At the end of the defendant’s case, when both sides have rested, the defendant again moves to dismiss. Here again it is a formal motion, which he may not altogether mean, but which the lawyer often makes as a matter of form. If the judge really believes there is not enough evidence to let the case go to the jury, he ought to say so without the necessity of a motion. Suppose there is not, he dismisses the case “on the merits” and the trial is over. But suppose there is and the judge does not know his business and the fine point of law is not entirely clear to his Honor, and he makes a mistake and the case is dismissed. The result is that although he has granted the motion of the defendant to dismiss and given the defendant what he wanted, he has in reality penalized him, for the appellate court will reverse his decision and the defendant have to pay all costs and stand the expense of a new trial. The judge is in a quandary, which he may get out of in two ways. One is to let the weak case of the plaintiff go to the jury with the hope that they will see what a poor showing the plaintiff has made and find a verdict for the defendant, in which event he will be safe. But if the jury should make a mistake and find for the plaintiff, then the judge has the intention of setting that verdict aside, nullifying all the work of the jury, the witnesses, the clients, and the lawyers, and ordering a new trial. This is rather a weak-minded proceeding and shows the necessity of having a man in the referee’s chair who knows how to decide.
The second alternative for the judge is to reserve decision on the motion and to let the jury go into the jury-room and worry about the verdict for an hour or two, while the judge has the hidden intention of perhaps deciding that they need not spend any time at all about the matter.
The principle on which the judge passes on this motion to dismiss is, that after all the case is in and all proof had, that on the proof and evidence there is not enough on the part of the plaintiff from which any reasonable man could ever find a verdict for him. The motion differs from the one at the close of the plaintiff’s case in that the latter is based on there being no proof at all, while the one after the case is entirely in is based on the theory that there is no possibility of a verdict.

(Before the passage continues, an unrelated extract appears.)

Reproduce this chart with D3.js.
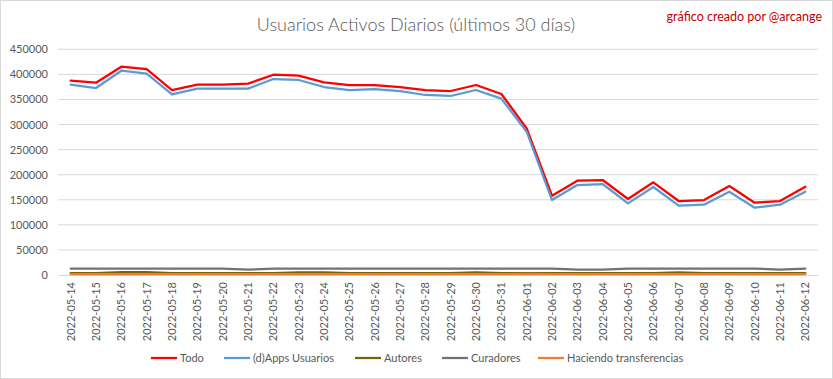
<!DOCTYPE html>
<html><head><meta charset="utf-8">
<script src="https://cdn.jsdelivr.net/npm/d3@7"></script>
<style>body{margin:0;background:#fff}</style>
</head><body>
<svg id="c" width="833" height="379"></svg>
<script>
const dates = ["2022-05-14","2022-05-15","2022-05-16","2022-05-17","2022-05-18","2022-05-19","2022-05-20","2022-05-21","2022-05-22","2022-05-23","2022-05-24","2022-05-25","2022-05-26","2022-05-27","2022-05-28","2022-05-29","2022-05-30","2022-05-31","2022-06-01","2022-06-02","2022-06-03","2022-06-04","2022-06-05","2022-06-06","2022-06-07","2022-06-08","2022-06-09","2022-06-10","2022-06-11","2022-06-12"];
const todo = [387500,383400,415300,410700,368800,379400,379400,381500,399300,397400,384200,378800,378800,374800,368800,366800,378800,360900,292500,158000,188000,189400,151500,184800,147500,149500,177400,144100,147500,176000];
const apps = [379500,372800,407300,401300,360300,371500,371500,371500,390700,388800,374800,368800,370800,366800,358900,356900,368800,351600,285700,149500,179400,181400,142900,175400,138200,140200,166100,134200,140200,166100];
const autores = [3500,3500,5500,5500,3500,3500,3500,3500,3500,5000,5000,3500,3500,3500,3500,3500,5000,3500,3500,3500,3500,3500,3500,3500,5000,3500,3500,3500,3500,3500];
const curadores = [12800,12800,12800,12800,12800,12800,12800,10500,12800,12800,12800,12800,12800,12800,12800,12800,12800,12800,12800,12800,10800,10800,12800,12800,12800,12800,12800,12800,10800,12800];
const transferencias = [1500,1500,1500,1500,1500,1500,1500,1500,1500,1500,1500,1500,1500,1500,1500,1500,1500,1500,2200,1500,1500,1500,1500,1500,1500,1500,1500,1500,1500,1500];
const yTicks = [0,50000,100000,150000,200000,250000,300000,350000,400000,450000];
const seriesNames = ["Todo","(d)Apps Usuarios","Autores","Curadores","Haciendo transferencias"];
const seriesColors = ["#FF0000","#5B9BD5","#7F6000","#767171","#ED7D31"];
const seriesData = [todo, apps, autores, curadores, transferencias];

const svg = d3.select("#c");
const font = "Lato, 'Open Sans', sans-serif";
svg.append("rect").attr("x",0.5).attr("y",0.5).attr("width",832).attr("height",378)
  .attr("fill","#fff").attr("stroke","#D9D9D9");

const x = d3.scaleBand().domain(dates).range([58,818]);
const y = d3.scaleLinear().domain([0,450000]).range([275,49.3]);

// gridlines
svg.append("g").selectAll("line").data(yTicks.filter(d=>d>0)).join("line")
  .attr("x1",58).attr("x2",818).attr("y1",d=>y(d)).attr("y2",d=>y(d))
  .attr("stroke","#D9D9D9").attr("stroke-width",1);

// y axis
const ya = svg.append("g").attr("transform","translate(58,0)")
  .call(d3.axisLeft(y).tickValues(yTicks).tickFormat(d3.format("d")).tickSize(0).tickPadding(10));
ya.select(".domain").remove();
ya.selectAll("text").attr("font-family",font).attr("font-size",11).attr("fill","#595959");

// x axis
const xa = svg.append("g").attr("transform","translate(0,275)")
  .call(d3.axisBottom(x).tickSize(0).tickPadding(0));
xa.select(".domain").attr("stroke","#D9D9D9").attr("d","M58,0.5H818");
xa.selectAll("text").attr("font-family",font).attr("font-size",11).attr("fill","#595959")
  .attr("transform","rotate(-90)").attr("text-anchor","end").attr("dy","0.35em").attr("y",0).attr("x",-7);

// lines
const line = d3.line().x((d,i)=>x(dates[i])+x.bandwidth()/2).y(d=>y(d));
seriesData.forEach((s,k)=>{
  svg.append("path").datum(s).attr("d",line).attr("fill","none")
    .attr("stroke",seriesColors[k]).attr("stroke-width",2.25).attr("stroke-linejoin","round").attr("stroke-linecap","round");
});

// title
svg.append("text").attr("x",416).attr("y",31).attr("text-anchor","middle")
  .attr("font-family",font).attr("font-weight",300).attr("font-size",18).attr("fill","#595959")
  .text("Usuarios Activos Diarios (últimos 30 días)");
svg.append("text").attr("x",822).attr("y",21).attr("text-anchor","end")
  .attr("font-family",font).attr("font-size",12.5).attr("fill","#C00000")
  .text("gráfico creado por @arcange");

// legend
const legX = [151,224,355,442,538];
const lg = svg.append("g");
seriesNames.forEach((n,k)=>{
  lg.append("line").attr("x1",legX[k]).attr("x2",legX[k]+26).attr("y1",358).attr("y2",358)
    .attr("stroke",seriesColors[k]).attr("stroke-width",2.25);
  lg.append("text").attr("x",legX[k]+29).attr("y",358).attr("dy","0.35em")
    .attr("font-family",font).attr("font-size",11).attr("fill","#595959").text(n);
});
</script>
</body></html>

This sounds again like a metaphysical discussion, but is illustrative of the futility of formal motions, so that actually the decision depends upon the good plain common sense of the judge. The tendency is that if the case has gone to the length of a full trial and there is any question of fact involved, that the jury should determine the question of fact and exercise their functions. It must be a poor weak case of the plaintiff and evidently unsound, in which the judge or the appellate court interferes.
Throughout the trial the little motions that occur bear the same relation to the main issue as do the objections and exceptions.